Aug. 31 (Bloomberg) -- Europe’s most senior soccer administrator used the Champions League draw to warn teams they’ll be kicked out of the sport’s biggest club competition if they flout rules on fiscal discipline.
Delegates from teams including Manchester City, Chelsea and Paris Saint-Germain, whose owners have bankrolled more than $1 billion in player trades, were told in Monaco yesterday by UEFA General Secretary Gianni Infantino that the governing body’s Financial Fair Play regulations shouldn’t be taken lightly.
“It’s the most important forum where all clubs are, where everybody is listening and it’s important that this message gets heard,” Infantino said last night in an interview.
Nyon, Switzerland-based UEFA is trying to curb club losses at a time when revenue in the sport has never been higher. In the 2010 fiscal year, losses by top-level European clubs widened by 36 percent to 1.6 billion euros ($2 billion), UEFA said. Sales rose 6.6 percent to 12.8 billion euros during the same period and costs rose by 1 billion euros to 14.4 billion euros.
Clubs could face the ultimate sanction of being excluded from the elite Champions League in 2014 if they spend above a maximum deviation of 45 million euros. That figure must be invested as equity by owners and not in the form of loans. Teams that show a positive trend toward meeting break-even targets will be treated more leniently, according to UEFA’s rules.
Former Belgian Prime Minister Jean-Luc Dehaene has been hired to investigate club finances. Two judges from the European Court of Justice will join UEFA in October and be responsible for meting out the penalties.
Manchester United Chief Executive Officer David Gill said the majority of clubs are in favor of limiting losses.

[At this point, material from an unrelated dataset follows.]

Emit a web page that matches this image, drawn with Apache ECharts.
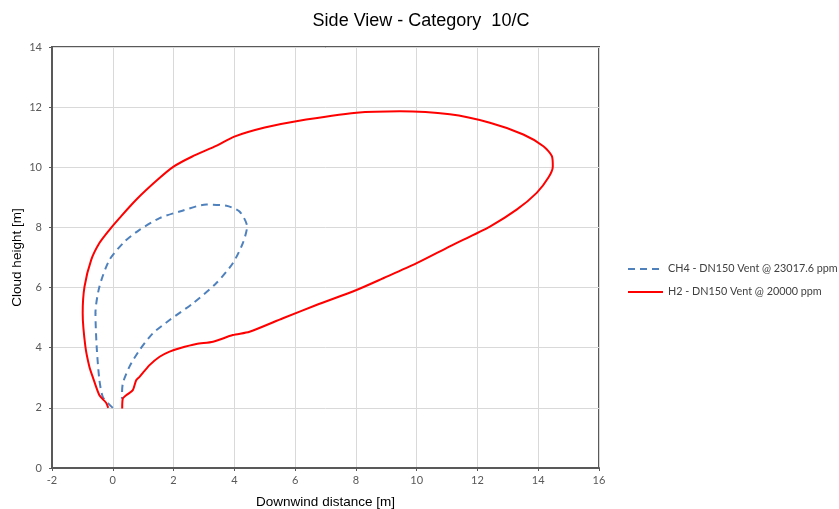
<!DOCTYPE html>
<html>
<head>
<meta charset="utf-8">
<script src="https://cdn.jsdelivr.net/npm/echarts@6/dist/echarts.min.js"></script>
<style>
  html, body { margin: 0; padding: 0; background: #fff; }
  #SideView { width: 839px; height: 509px; }
</style>
</head>
<body>
<div id="SideView"></div>
<script>
// CH4 cloud outline (downwind distance [m], cloud height [m])
const ch4Dist = [0, -0.15, -0.33, -0.44, -0.53, -0.57, -0.44, -0.11, 0.39, 0.88, 1.54, 2.2, 3.08, 3.74, 4.17, 4.42, 4.28, 3.95, 3.41, 2.64, 1.87, 1.32, 0.88, 0.55, 0.33, 0.3];
const ch4Height = [2.0, 2.15, 2.37, 2.92, 4.03, 5.15, 6.03, 6.92, 7.53, 7.92, 8.31, 8.53, 8.76, 8.72, 8.53, 8.03, 7.48, 6.81, 6.15, 5.48, 4.92, 4.48, 3.92, 3.37, 2.81, 2.3];

// H2 cloud outline
const h2Dist = [-0.15, -0.22, -0.44, -0.66, -0.77, -0.9, -0.99, -0.93, -0.71, -0.44, -0.11, 0.22, 0.77, 1.48, 2.0, 2.6, 3.42, 4.0, 5.0, 6.04, 8.02, 9.45, 11.09, 12.41, 13.51, 14.17, 14.45, 14.48, 14.33, 13.95, 13.29, 12.41, 11.09, 10.0, 8.9, 8.02, 6.7, 5.6, 4.5, 3.95, 3.3, 2.75, 2.2, 1.87, 1.54, 1.21, 0.88, 0.77, 0.66, 0.44, 0.33, 0.31];
const h2Height = [2.0, 2.17, 2.42, 3.03, 3.37, 4.03, 5.15, 6.03, 6.92, 7.48, 7.92, 8.31, 8.92, 9.59, 10.02, 10.35, 10.72, 11.02, 11.32, 11.53, 11.81, 11.86, 11.76, 11.48, 11.09, 10.7, 10.37, 10.03, 9.65, 9.15, 8.59, 8.03, 7.37, 6.81, 6.31, 5.92, 5.42, 4.98, 4.53, 4.42, 4.2, 4.12, 3.98, 3.87, 3.7, 3.42, 3.03, 2.92, 2.59, 2.42, 2.31, 1.98];

const seriesNames = ['CH4 - DN150 Vent @ 23017.6 ppm', 'H2 - DN150 Vent @ 20000 ppm'];

const zip = (xs, ys) => xs.map((x, i) => [x, ys[i]]);

const myChart = echarts.init(document.getElementById('SideView'));
const axisColor = '#595959';
const labelFont = { color: '#595959', fontSize: 11, fontFamily: 'Lato' };

const chartOption = {
    animation: false,
    title: {
        text: 'Side View - Category  10/C',
        left: 416,
        top: 7,
        textAlign: 'center',
        textStyle: { fontFamily: 'Liberation Sans', fontSize: 18, fontWeight: 'normal', color: '#000' },
    },
    legend: {
        orient: 'vertical',
        left: 627,
        top: 262,
        padding: 0,
        itemWidth: 35,
        itemHeight: 10,
        itemGap: 9,
        selectedMode: false,
        itemStyle: { opacity: 0 },
        textStyle: { color: '#404040', fontSize: 10.8, fontFamily: 'Lato', lineHeight: 14 },
        data: seriesNames,
    },
    grid: {
        left: 52,
        right: 240,
        top: 47,
        bottom: 41,
        outerBoundsMode: 'none',
        show: true,
        borderColor: axisColor,
        borderWidth: 2,
    },
    xAxis: {
        type: 'value',
        min: -2,
        max: 16,
        interval: 2,
        name: 'Downwind distance [m]',
        nameLocation: 'middle',
        nameGap: 27,
        nameMoveOverlap: false,
        nameTextStyle: { color: '#000', fontSize: 13.5, fontFamily: 'Liberation Sans' },
        axisLine: { onZero: false, lineStyle: { color: axisColor, width: 2 } },
        axisTick: { show: true, length: 3, lineStyle: { color: axisColor } },
        axisLabel: Object.assign({ margin: 7 }, labelFont),
        splitLine: { lineStyle: { color: '#d9d9d9', width: 1 } },
    },
    yAxis: {
        type: 'value',
        min: 0,
        max: 14,
        interval: 2,
        name: 'Cloud height [m]',
        nameLocation: 'middle',
        nameGap: 28,
        nameMoveOverlap: false,
        nameRotate: 90,
        nameTextStyle: { color: '#000', fontSize: 13.5, fontFamily: 'Liberation Sans' },
        axisLine: { onZero: false, lineStyle: { color: axisColor, width: 2 } },
        axisTick: { show: true, length: 3, lineStyle: { color: axisColor } },
        axisLabel: Object.assign({ margin: 10 }, labelFont),
        splitLine: { lineStyle: { color: '#d9d9d9', width: 1 } },
    },
    series: [
        {
            name: seriesNames[0],
            type: 'line',
            symbol: 'none',
            smooth: 0.25,
            color: '#4f81bd',
            lineStyle: { color: '#4f81bd', width: 2, type: [7, 5] },
            data: zip(ch4Dist, ch4Height),
        },
        {
            name: seriesNames[1],
            type: 'line',
            symbol: 'none',
            smooth: 0.25,
            color: '#ff0000',
            lineStyle: { color: '#ff0000', width: 2 },
            data: zip(h2Dist, h2Height),
        },
    ],
};
myChart.setOption(chartOption);
</script>
</body>
</html>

“These aren’t rules that have been forced down on the clubs,” Gill said in an interview in Monaco. “These are rules that have been worked on together for the betterment of the game. In the current world climate with the recession, etcetera, there’s enough money coming into football to make sure clubs do make a sensible return.”
England’s Premier League is also discussing whether to implement UEFA-style regulations of its own. Soccer’s richest league announced in May that it had agreed on a new domestic television contract worth 3.02 billion pounds ($4.7 billion), 70 percent more than the current three-year agreement.
“There’s a real opportunity to introduce some sensible rules that effectively improve and enhance the long-term or medium-term financial stability,” Gill added. Some of the league’s 20 teams oppose greater regulation, he said, without naming specific clubs.
Manchester City, which won its first Premier League title in May following a $1 billion outlay by a member of the Abu Dhabi royal family, had a record $311 million loss for the year ended May 31, 2011, according to a club filing.
This season, manager Roberto Mancini has complained about not being able to sign the players he wants after club executives said spending would be pared down once the team was able to compete for major honors.
Infantino said he’d noticed the difference in City’s activity in the transfer market.
“There’s quite an important change,” he said. “Let’s not forget, it’s now where the financial fair play break-even rules kick in.”